Как показали мои мучения с Дивертисментом Бартока, одна из коварнейших трудностей в дирижировании — это начало: нужно добиться, чтобы с помощью предельно ясного и предельно лаконичного жеста из тишины победно ворвалась в жизнь первая нота нужной громкости, текстуры и продолжительности. В общем-то, это проблема техническая, но в моем случае она осложнилась философской — моими неотступными размышлениями обо всех началах в мире. В детстве мне мучительно хотелось знать, где, например, какой-нибудь город начинается, а где кончается — моему стремящемуся к упорядоченности уму непременно нужно было найти ответ, и необходимость начать что-то новое вне рамок привычного приводила меня в ступор.
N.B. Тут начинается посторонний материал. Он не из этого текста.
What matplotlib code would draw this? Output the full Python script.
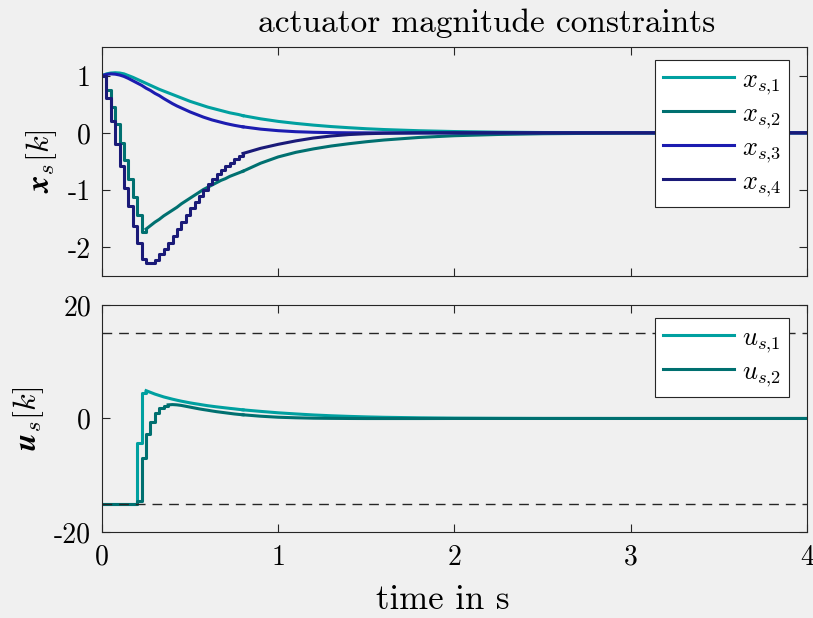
import numpy as np
import matplotlib
matplotlib.use('Agg')
import matplotlib.pyplot as plt

plt.rcParams['font.family'] = ['cmr10', 'DejaVu Serif']
plt.rcParams['mathtext.fontset'] = 'cm'
plt.rcParams['axes.unicode_minus'] = False
plt.rcParams['axes.formatter.use_mathtext'] = False

# Abtastzeit 0.025 s bis t=0.8, danach grobe Stuetzstellen
dt = 0.025
t_fine = np.arange(33) * dt
t_coarse = [0.8, 0.9, 1.0, 1.1, 1.2, 1.3, 1.4, 1.5, 1.6, 1.8, 2.0, 2.25, 2.5, 3.0, 3.5, 4.0]

x1_fine = [1.0, 1.03, 1.045, 1.05, 1.045, 1.03, 1.0, 0.97, 0.935, 0.90, 0.865, 0.83, 0.795, 0.76, 0.73,
           0.70, 0.67, 0.64, 0.61, 0.58, 0.55, 0.525, 0.50, 0.475, 0.45, 0.43, 0.41, 0.39, 0.37, 0.35,
           0.335, 0.32, 0.30]
x2_fine = [1.0, 0.75, 0.45, 0.15, -0.17, -0.48, -0.80, -1.12, -1.43, -1.74, -1.68, -1.62, -1.56, -1.51,
           -1.45, -1.40, -1.35, -1.30, -1.24, -1.19, -1.14, -1.09, -1.04, -0.99, -0.95, -0.91, -0.87,
           -0.83, -0.80, -0.76, -0.73, -0.70, -0.67]
x3_fine = [1.0, 1.02, 1.03, 1.025, 1.01, 0.985, 0.95, 0.91, 0.87, 0.83, 0.78, 0.74, 0.69, 0.65, 0.60,
           0.555, 0.51, 0.47, 0.435, 0.40, 0.365, 0.335, 0.305, 0.275, 0.25, 0.225, 0.205, 0.185, 0.165,
           0.148, 0.132, 0.118, 0.105]
x4_fine = [1.0, 0.60, 0.21, -0.20, -0.58, -0.96, -1.28, -1.63, -1.92, -2.20, -2.28, -2.28, -2.22, -2.12,
           -2.02, -1.92, -1.80, -1.68, -1.56, -1.44, -1.32, -1.21, -1.10, -0.99, -0.89, -0.80, -0.72,
           -0.65, -0.58, -0.52, -0.46, -0.41, -0.36]

x1_coarse = [0.30, 0.245, 0.20, 0.165, 0.135, 0.11, 0.09, 0.072, 0.058, 0.037, 0.023, 0.012, 0.006, 0.0015, 0.0004, 0.0]
x2_coarse = [-0.67, -0.53, -0.42, -0.34, -0.28, -0.23, -0.19, -0.155, -0.125, -0.08, -0.05, -0.028, -0.015, -0.004, -0.001, 0.0]
x3_coarse = [0.105, 0.065, 0.038, 0.02, 0.01, 0.004, 0.001, 0.0, -0.001, -0.002, -0.002, -0.001, -0.001, 0.0, 0.0, 0.0]
x4_coarse = [-0.36, -0.27, -0.20, -0.14, -0.09, -0.055, -0.03, -0.015, -0.007, 0.0, 0.002, 0.001, 0.001, 0.0, 0.0, 0.0]

u1_fine = [-15, -15, -15, -15, -15, -15, -15, -15, -4.3, 4.5, 4.9, 4.6, 4.3, 4.05, 3.8, 3.6, 3.4, 3.22,
           3.05, 2.9, 2.75, 2.62, 2.5, 2.37, 2.25, 2.15, 2.05, 1.96, 1.87, 1.78, 1.7, 1.61, 1.52]
u2_fine = [-15, -15, -15, -15, -15, -15, -15, -15, -14.5, -7.0, -2.8, -0.7, 1.0, 1.8, 2.2, 2.4, 2.45, 2.4,
           2.3, 2.15, 2.0, 1.85, 1.7, 1.57, 1.45, 1.32, 1.2, 1.1, 1.0, 0.9, 0.8, 0.72, 0.65]
u1_coarse = [1.52, 1.25, 1.0, 0.8, 0.62, 0.48, 0.37, 0.28, 0.21, 0.12, 0.06, 0.03, 0.01, 0.002, 0.0, 0.0]
u2_coarse = [0.65, 0.4, 0.22, 0.12, 0.05, 0.02, 0.0, -0.01, -0.01, -0.01, 0.0, 0.0, 0.0, 0.0, 0.0, 0.0]

u_max = 15
x_labels = [r'$x_{s{,}1}$', r'$x_{s{,}2}$', r'$x_{s{,}3}$', r'$x_{s{,}4}$']
u_labels = [r'$u_{s{,}1}$', r'$u_{s{,}2}$']

col_x = ['#00a0a0', '#007070', '#1c1cb0', '#1a1a78']
col_u = ['#00a0a0', '#007070']
bg = '#f0f0f0'
fs = 20

fig = plt.figure(figsize=(8.13, 6.18), dpi=100, facecolor=bg)
ax1 = fig.add_axes([0.1255, 0.5534, 0.867, 0.3706])
ax2 = fig.add_axes([0.1255, 0.1392, 0.867, 0.3673])


# Treppe nur dort, wo die Spruenge sichtbar sind (bis Index n_step), danach glatte Linie
def draw(ax, fine, coarse, c, lab, n_step):
    if n_step > 0:
        ax.plot(t_fine[:n_step + 1], fine[:n_step + 1], drawstyle='steps-post', color=c, lw=2.2, label=lab)
        lab = None
    ax.plot(t_fine[n_step:], fine[n_step:], color=c, lw=2.2, label=lab)
    ax.plot(t_coarse, coarse, color=c, lw=2.2)


for f, cr, c, l, n in zip([x1_fine, x2_fine, x3_fine, x4_fine],
                          [x1_coarse, x2_coarse, x3_coarse, x4_coarse], col_x, x_labels,
                          [0, 10, 0, 32]):
    draw(ax1, f, cr, c, l, n)

for f, cr, c, l, n in zip([u1_fine, u2_fine], [u1_coarse, u2_coarse], col_u, u_labels, [10, 15]):
    draw(ax2, f, cr, c, l, n)
ax2.axhline(u_max, color='#262626', lw=1.0, ls=(0, (7, 5)))
ax2.axhline(-u_max, color='#262626', lw=1.0, ls=(0, (7, 5)))

for ax in (ax1, ax2):
    ax.set_facecolor(bg)
    ax.set_xlim(0, 4)
    ax.set_xticks([0, 1, 2, 3, 4])
    ax.tick_params(direction='in', top=True, right=True, length=6, width=0.8,
                   color='#262626', labelsize=fs)
    ax.tick_params(axis='x', pad=9)
    ax.tick_params(axis='y', pad=8)
    for s in ax.spines.values():
        s.set_color('#262626')
        s.set_linewidth(0.8)
    leg = ax.legend(loc='upper right', bbox_to_anchor=(0.975, 0.943), borderaxespad=0,
                    fontsize=19, fancybox=False, framealpha=1, edgecolor='#262626',
                    handlelength=2.7, labelspacing=0.2, borderpad=0.3, handletextpad=0.3)
    leg.get_frame().set_linewidth(0.8)

ax1.set_ylim(-2.5, 1.5)
ax1.set_yticks([-2, -1, 0, 1])
ax1.set_xticklabels([])
ax1.set_ylabel(r'$\boldsymbol{x}_s[k]$', fontsize=23, labelpad=6)
ax1.set_title('actuator magnitude constraints', fontsize=24, pad=11, x=0.546)

ax2.set_ylim(-20, 20)
ax2.set_yticks([-20, 0, 20])
ax2.set_ylabel(r'$\boldsymbol{u}_s[k]$', fontsize=23, labelpad=6)
ax2.set_xlabel('time in s', fontsize=25, labelpad=10, x=0.483)

fig.savefig('out.png', dpi=100, facecolor=bg)
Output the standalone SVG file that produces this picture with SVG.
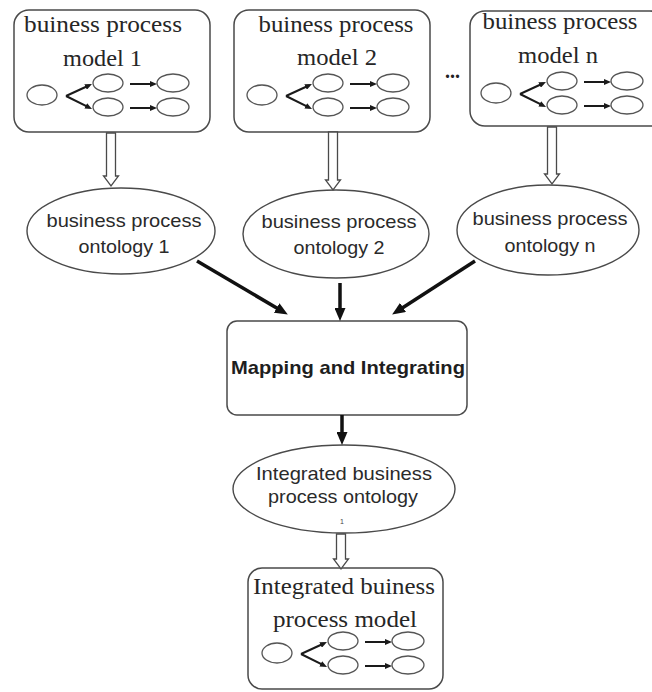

Когда мне было лет шесть, на семейном совете решили, что мне нужен товарищ по играм, и родители пригласили Макса Кана — сына знаменитого мистера Кана. Мы с ним стояли на тротуаре и молча глядели друг на друга. Я и сейчас помню, как сильно я растерялся. И предоставил все решать Максу: “Что будем делать? С чего начнем?”
Надеюсь, я с тех пор стал смелее и начала мне даются легче, музыкальные и те, что за пределами музыки, но вот самый момент вступления все еще требует тончайшей выверенности. Много лет спустя мы с Максом сидели верхом на пожилых лошадках, которых выбрал для нас некий осторожный джентльмен. Макс в конце концов не выдержал и воскликнул: “Кто же из нас все-таки решится?”
Всегда важно рассчитать время, что бы вы ни играли, тем более если это опера, и в особенности когда аккомпанируешь речитативу. Дать оркестру знак так, чтобы он вступил в нужную долю секунды, — сложнейшее искусство, и признаюсь вам честно: когда я впервые взялся за оперу в Бате, мне это не всегда удавалось. На репетициях трудность сгладилась, но я все равно волновался, и каждая следующая опера прибавляла лишь малую толику уверенности. Мой оперный репертуар в общем-то ограничивается Моцартом, хотя в 1969 году я попытался освоить музыкальный язык Пёрселла, поставив в Виндзоре его “Дидону и Энея”. Чувствуя, что время оттачивает мое мастерство, я продолжал экспериментировать с оперой, и сейчас мне хочется отважиться на итальянскую, это высшая радость для дирижера, которую сейчас я могу представить только мысленно.